Garlic-Derived S-allylcysteine Improves Functional Recovery and Neurotrophin Signaling After Brain Ischemia in Female Rats.

Background/Objectives: Ischemic stroke is a leading cause of death and disability, and neuroprotection therapies, or those that increase recovery, are not available. While the garlic-derived bioactive compound S-allyl cysteine (SAC) has shown neuroprotective properties, its subacute long-term effects remain underexplored, particularly in females.
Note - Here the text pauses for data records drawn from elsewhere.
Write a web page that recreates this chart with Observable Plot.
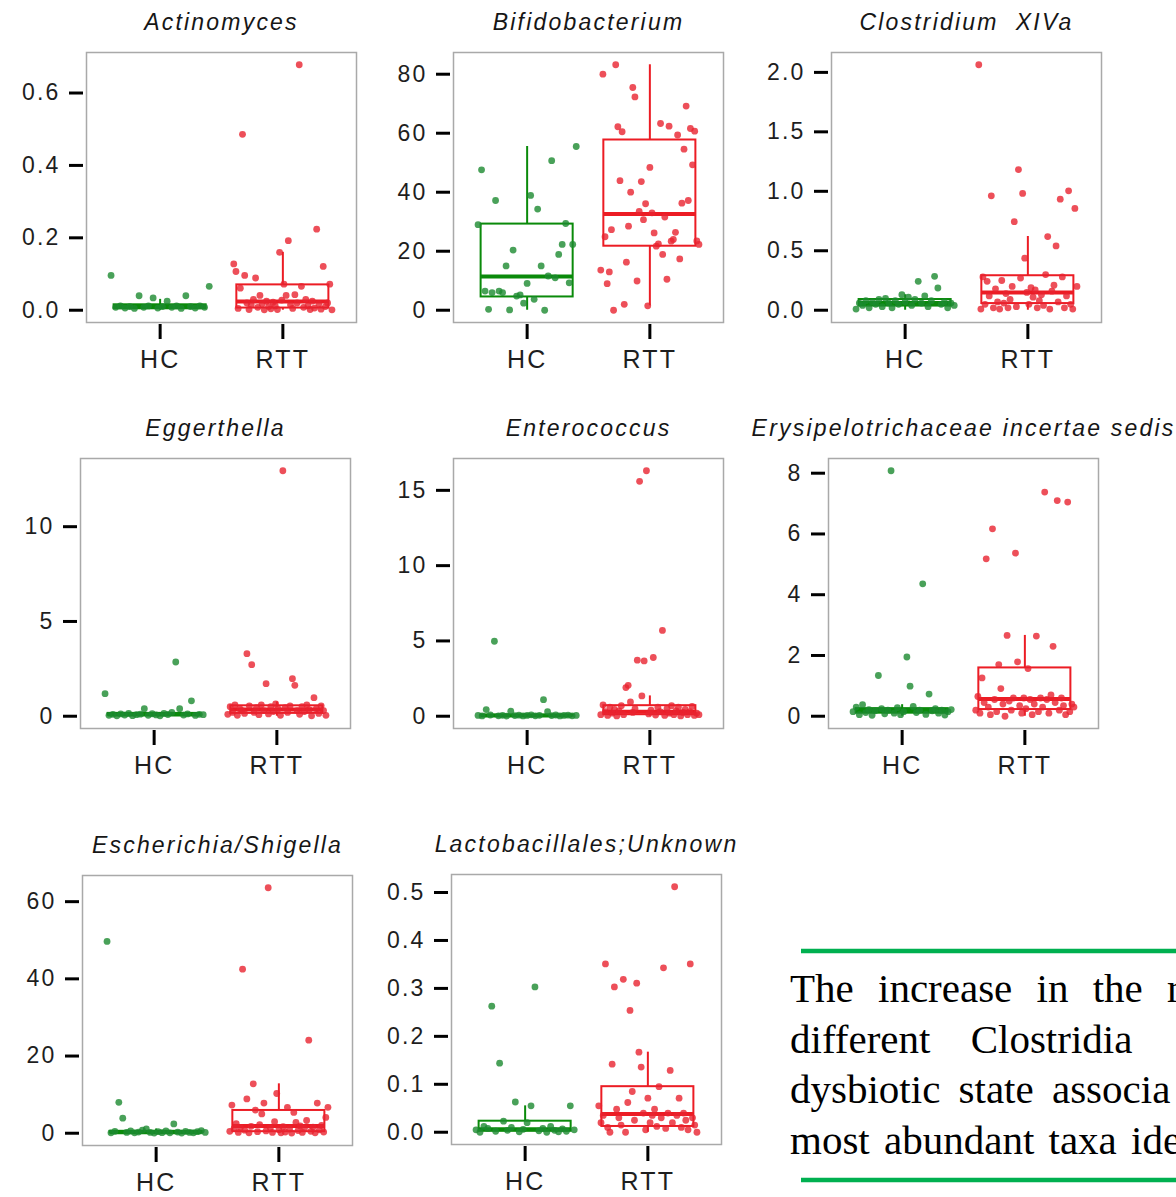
<!DOCTYPE html>
<html>
<head>
<meta charset="utf-8">
<script src="https://cdn.jsdelivr.net/npm/d3@7"></script>
<script src="https://cdn.jsdelivr.net/npm/@observablehq/plot@0.6"></script>
<style>
  body { margin: 0; background: #fff; }
  #wrap { position: relative; width: 1176px; height: 1197px; overflow: hidden; background: #fff; }
  #wrap > svg { position: absolute; }
</style>
</head>
<body>
<div id="wrap"></div>
<script>
// ---------------- data ----------------
const groups = ["HC", "RTT"];
const taxa = ["Actinomyces", "Bifidobacterium", "Clostridium  XIVa", "Eggerthella", "Enterococcus",
  "Erysipelotrichaceae incertae sedis", "Escherichia/Shigella", "Lactobacillales;Unknown"];

// individual samples (listed in their left-to-right order in the picture)
const actinomycesHC = [0.096,0.008,0.012,0.006,0.010,0.005,0.040,0.008,0.012,0.034,0.006,0.010,0.025,0.008,0.012,0.005,0.040,0.010,0.006,0.012,0.008,0.066];
const actinomycesRTT = [0.128,0.107,0.005,0.061,0.486,0.096,0.020,0.002,0.015,0.030,0.089,0.008,0.041,0.018,0.001,0.025,0.010,0.004,0.022,0.012,0.002,0.160,0.028,0.072,0.041,0.192,0.015,0.005,0.043,0.020,0.678,0.066,0.008,0.030,0.012,0.002,0.025,0.006,0.224,0.018,0.003,0.121,0.010,0.020,0.072,0.001];

const bifidobacteriumHC = [29.0,47.6,6.5,0.3,6.0,37.2,6.5,6.0,15.0,0.1,20.4,4.8,5.2,2.4,9.1,38.9,3.7,34.3,15.0,0.0,11.6,50.7,11.0,18.9,22.3,29.4,9.3,22.3,55.5];
const bifidobacteriumRTT = [13.6,80.0,24.9,9.0,13.0,27.3,0.0,83.2,62.2,43.9,60.5,2.0,16.3,28.5,40.0,75.5,72.3,9.9,33.5,43.6,30.7,36.1,1.5,48.4,33.0,26.2,21.7,22.5,63.3,18.9,31.6,10.5,62.4,23.4,24.0,26.4,59.4,17.4,36.3,54.6,69.2,37.2,61.6,49.3,60.7,23.5,22.3];

const clostridiumHC = [0.01,0.06,0.04,0.08,0.02,0.07,0.05,0.09,0.03,0.10,0.06,0.02,0.08,0.05,0.13,0.07,0.11,0.04,0.09,0.243,0.06,0.12,0.03,0.08,0.285,0.187,0.05,0.07,0.02,0.06,0.04];
const clostridiumRTT = [2.064,0.01,0.28,0.05,0.243,0.12,0.962,0.02,0.18,0.07,0.01,0.25,0.06,0.14,0.02,0.09,0.20,0.745,0.03,1.183,0.27,0.982,0.438,0.15,0.05,0.19,0.11,0.17,0.02,0.08,0.13,0.04,0.30,0.619,0.01,0.16,0.21,0.541,0.07,0.934,0.28,0.02,0.12,1.004,0.05,0.01,0.856,0.20];

const eggerthellaHC = [1.19,0.05,0.10,0.02,0.12,0.06,0.15,0.03,0.08,0.11,0.40,0.05,0.13,0.07,0.02,0.15,0.09,0.20,2.86,0.40,0.06,0.12,0.81,0.04,0.10,0.08];
const eggerthellaRTT = [0.10,0.50,0.20,0.60,0.05,0.40,0.30,0.15,3.30,0.55,2.72,0.20,0.45,0.08,0.60,0.30,1.72,0.12,0.50,0.25,0.65,0.38,0.05,12.95,0.45,0.20,0.55,1.98,1.63,0.30,0.10,0.50,0.25,0.60,0.35,0.02,0.98,0.40,0.15,0.55,0.30,0.05];

const enterococcusHC = [0.05,0.02,0.44,0.08,4.98,0.03,0.06,0.01,0.33,0.04,0.07,0.02,0.05,0.09,0.03,0.06,1.10,0.30,0.04,0.08,0.02,0.05,0.07,0.03,0.05];
const enterococcusRTT = [0.10,0.75,0.30,0.05,0.60,0.20,0.45,0.02,0.35,0.70,0.10,1.90,2.05,0.95,0.25,0.50,3.72,15.6,1.35,3.67,16.3,0.15,0.40,3.90,0.08,0.60,0.30,5.70,0.05,0.50,0.20,0.70,0.10,0.35,0.60,0.02,0.25,0.45,0.10,0.30,0.65,0.05,0.20,0.10];

const erysipelotrichaceaeHC = [0.15,0.30,0.05,0.38,0.12,0.22,0.03,0.18,1.34,0.25,0.08,0.20,8.08,0.10,0.28,0.05,0.15,1.95,0.99,0.32,0.12,0.20,4.36,0.06,0.73,0.18,0.25,0.10,0.20,0.04,0.15,0.22];
const erysipelotrichaceaeRTT = [0.20,0.65,0.10,1.26,0.45,5.18,0.30,0.05,6.17,0.55,0.15,1.70,0.91,0.40,0.00,2.66,0.50,0.20,0.60,5.37,1.79,0.35,0.10,0.60,0.25,1.57,0.55,0.05,0.40,2.64,0.15,0.60,0.30,7.38,0.55,0.10,0.70,2.30,0.45,7.10,0.20,0.60,0.35,0.05,7.05,0.15,0.40,0.30];

const escherichiaHC = [49.7,0.1,0.5,8.0,3.9,0.2,0.6,0.1,0.3,0.8,1.1,0.2,0.05,0.4,0.15,0.6,0.1,2.4,0.3,0.05,0.5,0.2,0.1,0.4,0.7,0.2];
const escherichiaRTT = [0.5,7.3,1.2,2.5,0.2,1.5,42.5,0.8,8.9,0.1,1.8,12.8,6.0,0.4,2.2,5.0,7.8,0.6,63.6,1.4,0.2,3.0,10.3,0.9,0.1,1.7,0.3,6.7,1.1,0.05,5.4,2.8,0.7,1.9,0.2,1.3,3.3,24.1,0.5,1.6,0.1,7.8,0.9,2.0,0.3,4.1,6.7];

const lactobacillalesHC = [0.005,0.0,0.012,0.008,0.263,0.002,0.144,0.023,0.004,0.010,0.063,0.001,0.006,0.020,0.055,0.303,0.003,0.008,0.0,0.012,0.004,0.001,0.007,0.002,0.055,0.005];
const lactobacillalesRTT = [0.055,0.020,0.035,0.351,0.010,0.0,0.142,0.303,0.048,0.030,0.015,0.319,0.0,0.062,0.254,0.085,0.025,0.311,0.167,0.136,0.040,0.005,0.071,0.020,0.035,0.048,0.012,0.095,0.030,0.343,0.008,0.040,0.129,0.020,0.512,0.035,0.071,0.010,0.040,0.025,0.005,0.351,0.030,0.015,0.0];

// box statistics [lower whisker, Q1, median, Q3, upper whisker]
const actinomycesBoxHC = [0, 0.004, 0.009, 0.015, 0.03];
const actinomycesBoxRTT = [0, 0.006, 0.024, 0.07, 0.16];
const bifidobacteriumBoxHC = [0, 4.5, 11.4, 29.2, 55.5];
const bifidobacteriumBoxRTT = [1.5, 21.7, 32.6, 57.7, 83.2];
const clostridiumBoxHC = [0, 0.035, 0.06, 0.09, 0.13];
const clostridiumBoxRTT = [0, 0.056, 0.15, 0.29, 0.62];
const eggerthellaBoxHC = [0, 0.05, 0.09, 0.15, 0.2];
const eggerthellaBoxRTT = [0, 0.15, 0.35, 0.55, 0.75];
const enterococcusBoxHC = [0, 0.03, 0.05, 0.07, 0.1];
const enterococcusBoxRTT = [0, 0.1, 0.3, 0.7, 1.35];
const erysipelotrichaceaeBoxHC = [0, 0.1, 0.17, 0.25, 0.38];
const erysipelotrichaceaeBoxRTT = [0, 0.22, 0.57, 1.59, 2.66];
const escherichiaBoxHC = [0, 0.1, 0.25, 0.5, 1.1];
const escherichiaBoxRTT = [0, 0.4, 1.9, 5.9, 12.8];
const lactobacillalesBoxHC = [0, 0.002, 0.006, 0.023, 0.055];
const lactobacillalesBoxRTT = [0, 0.012, 0.038, 0.095, 0.167];

// y tick labels per panel
const actinomycesTicks = [0, 0.2, 0.4, 0.6];
const bifidobacteriumTicks = [0, 20, 40, 60, 80];
const clostridiumTicks = [0, 0.5, 1.0, 1.5, 2.0];
const eggerthellaTicks = [0, 5, 10];
const enterococcusTicks = [0, 5, 10, 15];
const erysipelotrichaceaeTicks = [0, 2, 4, 6, 8];
const escherichiaTicks = [0, 20, 40, 60];
const lactobacillalesTicks = [0, 0.1, 0.2, 0.3, 0.4, 0.5];
const tickDecimals = [1, 0, 1, 0, 0, 0, 0, 1];

// side note text (cropped in the original)
const noteLines = ["The increase in the r", "different Clostridia", "dysbiotic state associa", "most abundant taxa ide"];

// ---------------- layout & style ----------------
const frameOrigins = [[86,52],[453,52],[831,52],[80,458],[453,458],[828,458],[82,875],[451,874]];
const FW = 270, FH = 270, ML = 80, MR = 80, MT = 52, MB = 62;
const boxStroke = ["#0a8a0a", "#ec1c24"];
const dotFill = ["#1c8a30", "#e8232f"];
const sans = "'Liberation Sans', Arial, Helvetica, sans-serif";

const panels = [
  [actinomycesHC, actinomycesRTT, actinomycesBoxHC, actinomycesBoxRTT, actinomycesTicks],
  [bifidobacteriumHC, bifidobacteriumRTT, bifidobacteriumBoxHC, bifidobacteriumBoxRTT, bifidobacteriumTicks],
  [clostridiumHC, clostridiumRTT, clostridiumBoxHC, clostridiumBoxRTT, clostridiumTicks],
  [eggerthellaHC, eggerthellaRTT, eggerthellaBoxHC, eggerthellaBoxRTT, eggerthellaTicks],
  [enterococcusHC, enterococcusRTT, enterococcusBoxHC, enterococcusBoxRTT, enterococcusTicks],
  [erysipelotrichaceaeHC, erysipelotrichaceaeRTT, erysipelotrichaceaeBoxHC, erysipelotrichaceaeBoxRTT, erysipelotrichaceaeTicks],
  [escherichiaHC, escherichiaRTT, escherichiaBoxHC, escherichiaBoxRTT, escherichiaTicks],
  [lactobacillalesHC, lactobacillalesRTT, lactobacillalesBoxHC, lactobacillalesBoxRTT, lactobacillalesTicks]
];

const wrap = document.getElementById("wrap");

panels.forEach(([hc, rtt, bHC, bRTT, ticks], i) => {
  const series = [hc, rtt];
  const stats = [bHC, bRTT];
  const all = [...hc, ...rtt, ...bHC, ...bRTT];
  const lo = d3.min(all), hi = d3.max(all), pad = 0.05 * (hi - lo);
  const marks = [Plot.frame({stroke: "#a9a9a9", strokeWidth: 1.5})];
  series.forEach((vals, g) => {
    const n = vals.length;
    const pts = vals.map((v, k) => ({x: g + 1 - 0.4 + 0.8 * k / (n - 1), v}));
    const s = stats[g];
    const b = [{x: g + 1, lo: s[0], q1: s[1], med: s[2], q3: s[3], hi: s[4]}];
    marks.push(
      Plot.ruleX(b, {x: "x", y1: "lo", y2: "q1", stroke: boxStroke[g], strokeWidth: 2}),
      Plot.ruleX(b, {x: "x", y1: "q3", y2: "hi", stroke: boxStroke[g], strokeWidth: 2}),
      Plot.rect(b, {x1: d => d.x - 0.375, x2: d => d.x + 0.375, y1: "q1", y2: "q3", fill: "none", stroke: boxStroke[g], strokeWidth: 2}),
      Plot.ruleY(b, {y: "med", x1: d => d.x - 0.375, x2: d => d.x + 0.375, stroke: boxStroke[g], strokeWidth: 4}),
      Plot.dot(pts, {x: "x", y: "v", r: 3.4, fill: dotFill[g], fillOpacity: 0.8, stroke: null})
    );
  });
  const fmt = tickDecimals[i] ? d3.format(".1f") : d3.format("d");
  marks.push(
    Plot.axisY({ticks, tickFormat: fmt, tickSize: 14, tickPadding: 9, dx: -3, stroke: "#000", strokeWidth: 3,
      color: "#1e1e1e", fontSize: 23, fontFamily: sans, label: null}),
    Plot.axisX({ticks: [1, 2], tickFormat: d => groups[d - 1], tickSize: 15, tickPadding: 11, dy: 2, stroke: "#000",
      strokeWidth: 3, color: "#1e1e1e", fontSize: 25, fontFamily: sans, label: null}),
    Plot.text([taxa[i]], {frameAnchor: "top", lineAnchor: "middle", dy: -30, fontSize: 23, fontStyle: "italic",
      fontFamily: sans, fill: "#161616"})
  );
  const svg = Plot.plot({
    width: ML + FW + MR, height: MT + FH + MB,
    marginLeft: ML, marginRight: MR, marginTop: MT, marginBottom: MB,
    x: {domain: [0.4, 2.6]},
    y: {domain: [lo - pad, hi + pad]},
    style: {background: "transparent", overflow: "visible", letterSpacing: "2.2px", fontFamily: sans},
    marks
  });
  svg.style.left = (frameOrigins[i][0] - ML) + "px";
  svg.style.top = (frameOrigins[i][1] - MT) + "px";
  svg.style.maxWidth = "none";
  wrap.appendChild(svg);
});

// side note box
const note = d3.select(wrap).append("svg")
  .attr("width", 1176).attr("height", 1197)
  .style("left", "0px").style("top", "0px").style("pointer-events", "none");
note.append("line").attr("x1", 801).attr("x2", 1176).attr("y1", 951).attr("y2", 951)
  .attr("stroke", "#00b050").attr("stroke-width", 4.5);
note.append("line").attr("x1", 801).attr("x2", 1176).attr("y1", 1180).attr("y2", 1180)
  .attr("stroke", "#00b050").attr("stroke-width", 4.5);
const wordSpacing = [14, 30, 8, 4];
noteLines.forEach((t, k) => {
  note.append("text").attr("x", 790).attr("y", 1002 + k * 50.5)
    .style("font-family", "'Liberation Serif', 'Times New Roman', serif")
    .style("font-size", "41px").style("word-spacing", wordSpacing[k] + "px")
    .style("white-space", "pre").attr("fill", "#000").text(t);
});
</script>
</body>
</html>
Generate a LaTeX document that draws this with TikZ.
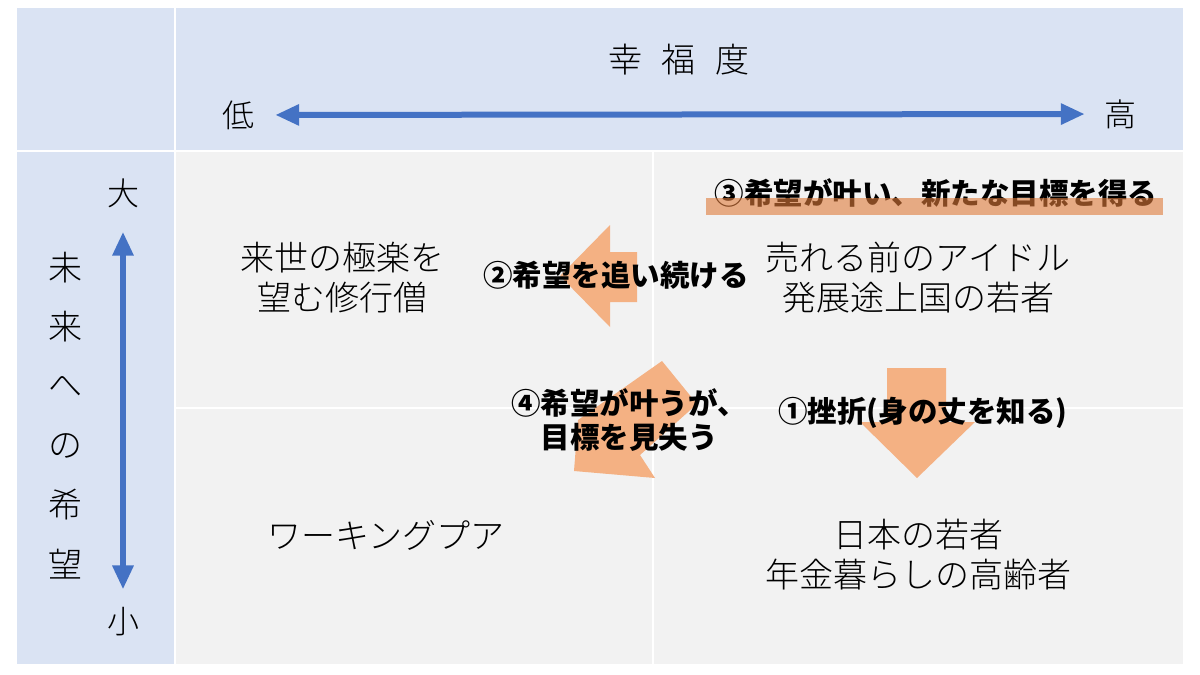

Methods: We evaluated whether SAC supports functional recovery after ischemia/reperfusion (IR), focusing on neurotrophin signaling, tropomyosin receptor kinase B (TrkB), protein kinase B (AKT), and extracellular signal-regulated kinase (ERK). Adult female Wistar rats underwent 1 h of ischemia and 15 days of reperfusion. SAC (100 mg/kg, i.p.) was administered at the onset of reperfusion and daily for 15 days. Motor and cognitive deficit tests were performed. Infarct area, Ki67, brain-derived neurotrophic factor (BDNF), vascular endothelial growth factor (VEGF), nerve growth factor (NGF), pTrkB, pAKT, and pERK levels were quantified in the cortex, striatum, and hippocampus. Results: MicroPET analysis revealed comparable glucose uptake between the IR and IR + SAC groups, indicating similar ischemic severity. SAC reduced infarct area (54.7%) and significantly improved motor deficits (53.9%), circling behavior (38.9%), and long-term memory compared with ischemia/reperfusion (IR) animals. SAC increased the proportion of Ki67-positive cells (4.3-fold in the cortex and 1.8-fold in the striatum) and enhanced neurotrophin levels, NGF (cortex), BDNF (cortex and striatum), VEGF (striatum), pTrkB, pAKT, and pERK (cortex and striatum). Conclusions: SAC supports post-ischemic recovery, improving motor performance and preserving long-term recognition memory, effects that could be associated with increased cell proliferation, neurotrophin levels, and activation of the TrkB, AKT, and ERK pathways.